Yallourn North can now lay claim to a world champion after its own Daniel Milner made his most recent overseas trip the best one yet.

The 27-year-old travelled to Chile as part of team Australian for the FIM International Six Days Enduro where, after five days of gruelling competition, they emerged emphatic victors.

In punishing heat and dust and riding more than 300 kilometres per day, team Australia was unrivalled and finished well ahead of second-placed USA by just over seven minutes.

Then, to top it off, Milner held on to his first place position overall to win by nearly two minutes and be crowned 2018 E3 Champion.

“I definitely wanted to win. This was my eighth year riding [Enduro] and there were two years there where I was second, so my main goal was to win both,” Milner said.

“To be honest, I didn’t think we would. We’ve had really strong battles throughout the year and going over there I knew we were going to be good but not that good.”

Team Australia didn’t take long to acclimatise to the South American terrain with notes of Australian flora adorning the tracks in Vina del Mar.

“We walked the tests to memorise where the track is going and the crazy things about it is we were in the middle of these gumtree plantations, so that kind of made it feel like home,” Milner said.

“It was pretty deserty and I think that’s why we did so well – everyone’s out on the dry dusty stuff and that’s where it helped us.

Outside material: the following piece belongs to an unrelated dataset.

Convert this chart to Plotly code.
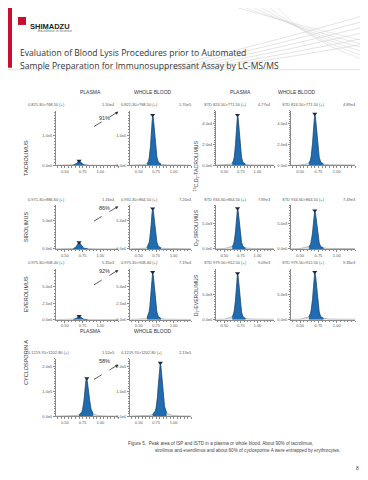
import plotly.graph_objects as go

W, H = 368, 480

# ---------------- data ----------------
# retention time grid (min) for tacrolimus / sirolimus / everolimus
T_MAIN = [0.38, 0.50, 0.56, 0.60, 0.62, 0.64, 0.65, 0.66, 0.67, 0.68, 0.69,
          0.70, 0.71, 0.72, 0.73, 0.74, 0.76, 0.78, 0.82, 0.90, 1.05, 1.25]
# retention time grid for cyclosporin A
T_CYC = [0.38, 0.55, 0.62, 0.66, 0.70, 0.72, 0.74, 0.75, 0.76, 0.77, 0.78,
         0.79, 0.80, 0.81, 0.82, 0.83, 0.85, 0.87, 0.90, 0.98, 1.10, 1.25]

# intensities (counts)
tac_plasma = [300, 400, 500, 800, 1200, 2400, 3600, 5500, 8200, 11400, 14200,
              15000, 13800, 11200, 8400, 5900, 2900, 1300, 600, 400, 300, 300]
tac_blood = [500, 800, 1200, 2500, 5000, 14000, 24000, 40000, 66000, 104000, 146000,
             170000, 158000, 128000, 92000, 62000, 28000, 11000, 4000, 1500, 800, 600]
tac_is_plasma = [200, 300, 1000, 1200, 2000, 4500, 7500, 12500, 20000, 30000, 41000,
                 47700, 44000, 35500, 25500, 17000, 7500, 3000, 1000, 400, 300, 300]
tac_is_blood = [200, 300, 1100, 1300, 2200, 4800, 8000, 13000, 21000, 31000, 42000,
                48900, 45000, 36000, 26000, 17500, 7800, 3100, 1100, 500, 300, 300]

sir_plasma = [200, 300, 400, 600, 900, 1800, 2800, 4300, 6500, 9000, 11000,
              11600, 10600, 8700, 6400, 4500, 2200, 1000, 500, 300, 200, 200]
sir_blood = [300, 500, 800, 1500, 3000, 7000, 11500, 19000, 29000, 44000, 62000,
             72000, 67000, 54000, 39000, 26000, 12000, 4800, 1800, 800, 500, 400]
sir_is_plasma = [50, 80, 300, 350, 500, 900, 1400, 2200, 3400, 5000, 6700,
                 7890, 7300, 5900, 4300, 2900, 1300, 500, 200, 100, 80, 80]
sir_is_blood = [50, 80, 280, 330, 480, 850, 1300, 2100, 3200, 4700, 6400,
                7490, 6900, 5600, 4100, 2700, 1200, 480, 190, 100, 80, 80]

eve_plasma = [150, 200, 250, 350, 500, 900, 1400, 2000, 2900, 4000, 4900,
              5350, 5000, 4100, 3000, 2100, 1000, 450, 250, 200, 150, 150]
eve_blood = [300, 500, 800, 1500, 3000, 7500, 12000, 19500, 30000, 45000, 62000,
             71900, 66000, 53000, 38000, 25500, 11500, 4600, 1700, 700, 400, 300]
eve_is_plasma = [60, 90, 350, 400, 600, 1100, 1700, 2600, 3900, 5700, 7700,
                 9090, 8400, 6800, 4900, 3300, 1500, 600, 250, 120, 90, 80]
eve_is_blood = [60, 90, 360, 420, 620, 1150, 1750, 2700, 4000, 5900, 8000,
                9360, 8700, 7000, 5100, 3400, 1550, 620, 260, 120, 90, 80]

cyc_plasma = [800, 1200, 1800, 3000, 5500, 9500, 17000, 26000, 40000, 62000, 92000,
              124000, 148000, 152000, 138000, 110000, 62000, 28000, 9000, 2500, 1200, 900]
cyc_blood = [1000, 1500, 2300, 3800, 7000, 12500, 22000, 34000, 52000, 80000, 120000,
             165000, 200000, 213000, 194000, 155000, 88000, 40000, 13000, 3500, 1600, 1200]

# panel header texts
titles = {
    "A1": ("0.821.30>768.50 (+)", "1.50e4"), "B1": ("0.821.30>768.50 (+)", "1.70e5"),
    "C1": ("STD 824.50>771.50 (+)", "4.77e4"), "D1": ("STD 824.50>771.50 (+)", "4.89e4"),
    "A2": ("0.971.30>886.60 (+)", "1.16e4"), "B2": ("0.931.30>864.50 (+)", "7.20e4"),
    "C2": ("STD 934.60>864.50 (+)", "7.89e3"), "D2": ("STD 934.60>864.50 (+)", "7.49e3"),
    "A3": ("0.975.30>908.40 (+)", "5.35e3"), "B3": ("0.975.30>908.40 (+)", "7.19e4"),
    "C3": ("STD 979.50>912.50 (+)", "9.09e3"), "D3": ("STD 979.50>912.50 (+)", "9.36e3"),
    "A4": ("0.1219.70>1202.80 (+)", "1.52e5"), "B4": ("0.1219.70>1202.80 (+)", "2.13e5"),
}
row_names_left = ["TACROLIMUS", "SIROLIMUS", "EVEROLIMUS", "CYCLOSPORIN A"]
row_names_right = ["<sup>13</sup>C,D<sub>2</sub>-TACROLIMUS", "D<sub>3</sub>-SIROLIMUS",
                   "D<sub>2</sub>-EVEROLIMUS"]
percent_labels = ["91%", "86%", "92%", "58%"]

x_ticks = [0.50, 0.75, 1.00]
x_tick_text = ["0.50", "0.75", "1.00"]

# y ticks per row (left pair / right pair)
y_left = [([0, 100000], ["0.0e0", "1.0e5"], 178000),
          ([0, 50000], ["0.0e0", "5.0e4"], 75000),
          ([0, 25000, 50000], ["0.0e0", "2.5e4", "5.0e4"], 74000),
          ([0, 100000, 200000], ["0.0e0", "1.0e5", "2.0e5"], 222000)]
y_right = [([0, 20000, 40000], ["0.0e0", "2.0e4", "4.0e4"], 50000),
           ([0, 5000], ["0.0e0", "5.0e3"], 8200),
           ([0, 5000], ["0.0e0", "5.0e3"], 9600)]

# ---------------- layout geometry (px) ----------------
COLS = {"A": (48, 110), "B": (122, 183), "C": (208, 266), "D": (283, 347)}
ROWS = [(103, 158), (198, 242), (262, 313), (352, 410)]
ARROW_DY = [0, 0, 0, 5]
TITLE_DX = {"A": -30, "B": -11, "C": -14, "D": -11}

def px(x):
    return x / W

def py(y):
    return 1 - y / H

BLUE = "#1f6cb0"
EDGE = "#0d3d66"
AX = "#8a8a8a"
TXT = "#555555"
FONT = "Liberation Sans"

fig = go.Figure()
layout = {}
annotations = []
shapes = []

series = {
    "A1": (T_MAIN, tac_plasma), "B1": (T_MAIN, tac_blood),
    "C1": (T_MAIN, tac_is_plasma), "D1": (T_MAIN, tac_is_blood),
    "A2": (T_MAIN, sir_plasma), "B2": (T_MAIN, sir_blood),
    "C2": (T_MAIN, sir_is_plasma), "D2": (T_MAIN, sir_is_blood),
    "A3": (T_MAIN, eve_plasma), "B3": (T_MAIN, eve_blood),
    "C3": (T_MAIN, eve_is_plasma), "D3": (T_MAIN, eve_is_blood),
    "A4": (T_CYC, cyc_plasma), "B4": (T_CYC, cyc_blood),
}
PEAK_LO, PEAK_HI = 4, 18  # integration window indexes

n = 0
for key, (tt, yy) in series.items():
    n += 1
    col, row = key[0], int(key[1]) - 1
    x0, x1 = COLS[col]
    top, bot = ROWS[row]
    xa = "x" if n == 1 else f"x{n}"
    ya = "y" if n == 1 else f"y{n}"
    if col in "AB":
        tv, tt_text, ymax = y_left[row]
    else:
        tv, tt_text, ymax = y_right[row]
    # baseline trace
    fig.add_trace(go.Scatter(x=tt, y=yy, mode="lines", line=dict(color="#9a9a9a", width=0.6),
                             fill="tozeroy", fillcolor="rgba(190,190,190,0.5)",
                             xaxis=xa, yaxis=ya, showlegend=False, hoverinfo="skip"))
    # integrated peak
    fig.add_trace(go.Scatter(x=tt[PEAK_LO:PEAK_HI + 1], y=yy[PEAK_LO:PEAK_HI + 1], mode="lines",
                             line=dict(color=EDGE, width=0.6), fill="tozeroy", fillcolor=BLUE,
                             xaxis=xa, yaxis=ya, showlegend=False, hoverinfo="skip"))
    # apex marker
    imax = yy.index(max(yy))
    fig.add_trace(go.Scatter(x=[tt[imax]], y=[yy[imax]], mode="markers",
                             marker=dict(symbol="triangle-down", size=4.5, color="#1a2a44",
                                         line=dict(width=0)),
                             cliponaxis=False, xaxis=xa, yaxis=ya, showlegend=False,
                             hoverinfo="skip"))
    layout["xaxis" if n == 1 else f"xaxis{n}"] = dict(
        domain=[px(x0), px(x1)], anchor=ya, range=[0.375, 1.25],
        tickvals=x_ticks, ticktext=x_tick_text, ticks="outside", ticklen=2, tickwidth=0.6,
        tickcolor=AX, showline=True, linecolor=AX, linewidth=0.7, showgrid=False,
        zeroline=False, tickfont=dict(size=4, color=TXT, family=FONT),
        minor=dict(dtick=0.05, ticks="outside", ticklen=1.5, tickcolor=AX, tickwidth=0.5))
    layout["yaxis" if n == 1 else f"yaxis{n}"] = dict(
        domain=[py(bot), py(top)], anchor=xa, range=[0, ymax * 1.04],
        tickvals=tv, ticktext=tt_text, ticks="outside", ticklen=2, tickwidth=0.6,
        tickcolor=AX, showline=True, linecolor=AX, linewidth=0.7, showgrid=False,
        zeroline=False, tickfont=dict(size=4, color=TXT, family=FONT),
        minor=dict(nticks=6, ticks="outside", ticklen=1.5, tickcolor=AX, tickwidth=0.5))
    # panel header texts
    ttl, area = titles[key]
    tx = x0 + TITLE_DX[col]
    ax_right = x1 - 1 if col in "AC" else x1 + 3
    annotations.append(dict(x=px(tx), y=py(top - 6),
                            xref="paper", yref="paper", text=ttl, showarrow=False,
                            xanchor="left", yanchor="middle",
                            font=dict(size=4, color=TXT, family=FONT)))
    annotations.append(dict(x=px(ax_right), y=py(top - 6), xref="paper", yref="paper",
                            text=area, showarrow=False, xanchor="right", yanchor="middle",
                            font=dict(size=4, color=TXT, family=FONT)))

# row labels
for i, name in enumerate(row_names_left):
    top, bot = ROWS[i]
    annotations.append(dict(x=px(13), y=py((top + bot) / 2), xref="paper", yref="paper",
                            text=name, textangle=-90, showarrow=False,
                            font=dict(size=5.5, color="#333333", family=FONT)))
for i, name in enumerate(row_names_right):
    top, bot = ROWS[i]
    annotations.append(dict(x=px(188), y=py((top + bot) / 2 + 1), xref="paper", yref="paper",
                            text=name, textangle=-90, showarrow=False,
                            font=dict(size=5.2, color="#333333", family=FONT)))

# percentage arrows (dashed line + small arrowhead)
for i, lab in enumerate(percent_labels):
    top, bot = ROWS[i]
    top = top + ARROW_DY[i]
    xs, ys = 86, top + 16
    xe, ye = 108, top + 2.5
    shapes.append(dict(type="line", xref="paper", yref="paper", x0=px(xs), y0=py(ys),
                       x1=px(xe), y1=py(ye), line=dict(color="#333333", width=0.8, dash="dash")))
    hx, hy = xe + 2.5, ye - 1.5
    shapes.append(dict(type="path", xref="paper", yref="paper",
                       path=(f"M {px(hx)},{py(hy)} L {px(hx - 3.6)},{py(hy + 0.6)} "
                             f"L {px(hx - 1.8)},{py(hy + 3.2)} Z"),
                       fillcolor="#333333", line=dict(width=0)))
    annotations.append(dict(x=px(89), y=py(top + 2.5), xref="paper", yref="paper", text=lab,
                            showarrow=False, font=dict(size=5.5, color="#333333", family=FONT)))

# column headers
for (xc, lab) in [(70, "PLASMA"), (145, "WHOLE BLOOD"), (232, "PLASMA"), (310, "WHOLE BLOOD")]:
    annotations.append(dict(x=px(xc), y=py(79), xref="paper", yref="paper", text=lab,
                            showarrow=False, font=dict(size=5, color="#333333", family=FONT)))
for (xc, lab) in [(70, "PLASMA"), (145, "WHOLE BLOOD")]:
    annotations.append(dict(x=px(xc), y=py(329), xref="paper", yref="paper", text=lab,
                            showarrow=False, font=dict(size=5, color="#333333", family=FONT)))

# page header
shapes.append(dict(type="rect", xref="paper", yref="paper", x0=0, x1=px(4), y0=py(60), y1=1,
                   fillcolor="#c8102e", line=dict(width=0)))
shapes.append(dict(type="rect", xref="paper", yref="paper", x0=px(10), x1=px(18),
                   y0=py(17), y1=py(9), fillcolor="#c8102e", line=dict(width=0)))
shapes.append(dict(type="line", xref="paper", yref="paper", x0=0, x1=1, y0=py(62), y1=py(62),
                   line=dict(color="#cfcfcf", width=0.6)))
for k in range(6):
    shapes.append(dict(type="path", xref="paper", yref="paper",
                       path=f"M {px(150 + k * 12)},{py(62 - k * 0.5)} Q {px(280)},{py(30 + k * 4)} {px(368)},{py(4 + k * 6)}",
                       line=dict(color="#c8c8c8", width=0.5)))
    shapes.append(dict(type="path", xref="paper", yref="paper",
                       path=f"M {px(230 + k * 8)},{py(0)} Q {px(300)},{py(20 + k * 3)} {px(368)},{py(36 + k * 4)}",
                       line=dict(color="#d0d0d0", width=0.5)))
annotations.append(dict(x=px(20), y=py(12), xref="paper", yref="paper", text="<b>SHIMADZU</b>",
                        showarrow=False, xanchor="left",
                        font=dict(size=7.5, color="#222222", family=FONT)))
annotations.append(dict(x=px(28), y=py(19), xref="paper", yref="paper",
                        text="Excellence in Science", showarrow=False, xanchor="left",
                        font=dict(size=3.5, color="#666666", family=FONT)))
annotations.append(dict(x=px(10), y=py(37), xref="paper", yref="paper",
                        text="Evaluation of Blood Lysis Procedures prior to Automated",
                        showarrow=False, xanchor="left",
                        font=dict(size=8.6, color="#333333", family="Open Sans")))
annotations.append(dict(x=px(10), y=py(50), xref="paper", yref="paper",
                        text="Sample Preparation for Immunosuppressant Assay by LC-MS/MS",
                        showarrow=False, xanchor="left",
                        font=dict(size=8.6, color="#333333", family="Open Sans")))

# caption and page number
annotations.append(dict(x=px(118), y=py(442), xref="paper", yref="paper",
                        text="Figure 5.  Peak area of ISP and ISTD in a plasma or whole blood. About 90% of tacrolimus,",
                        showarrow=False, xanchor="left",
                        font=dict(size=4.6, color="#444444", family=FONT)))
annotations.append(dict(x=px(145), y=py(449), xref="paper", yref="paper",
                        text="sirolimus and everolimus and about 60% of cyclosporine A were entrapped by erythrocytes.",
                        showarrow=False, xanchor="left",
                        font=dict(size=4.6, color="#444444", family=FONT)))
annotations.append(dict(x=px(353), y=py(467), xref="paper", yref="paper", text="8",
                        showarrow=False, font=dict(size=5, color="#444444", family=FONT)))

fig.update_layout(width=W, height=H, margin=dict(l=0, r=0, t=0, b=0),
                  paper_bgcolor="white", plot_bgcolor="white",
                  annotations=annotations, shapes=shapes, **layout)
fig.write_html("out.html")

“It was a just like riding out north towards Broken Hill.”

Touted as the most difficult event of its kind in the world, the Enduro “is a killer” for even the most experienced riders.

“It’s such a long race and so much can happen, but my goal was to get through it clean,” Milner said.

“By day six you’re over riding a dirt bike, that’s for sure, but it’s good because it really brings your fitness out and shows who the fitter riders are.

“Mentally, it’s about maintaining that long endurance mentally and physically, that’s where it’s such a tough race and pretty much the hardest in the world.”

Making it all the more difficult for Milner is the fact he lives with type 1 diabetes.

“When I got diagnosed at 12 I thought it was the end of my racing but it just makes it that little bit more special that I can do this,” he said.

“The race is pretty gnarly on the body. I have a hydration pack and glucose jelly beans on me but other than that you just manage it the best you can.

“It’d be better if I didn’t have [diabetes] but I think it makes it even more special that I do and I could still achieve this.”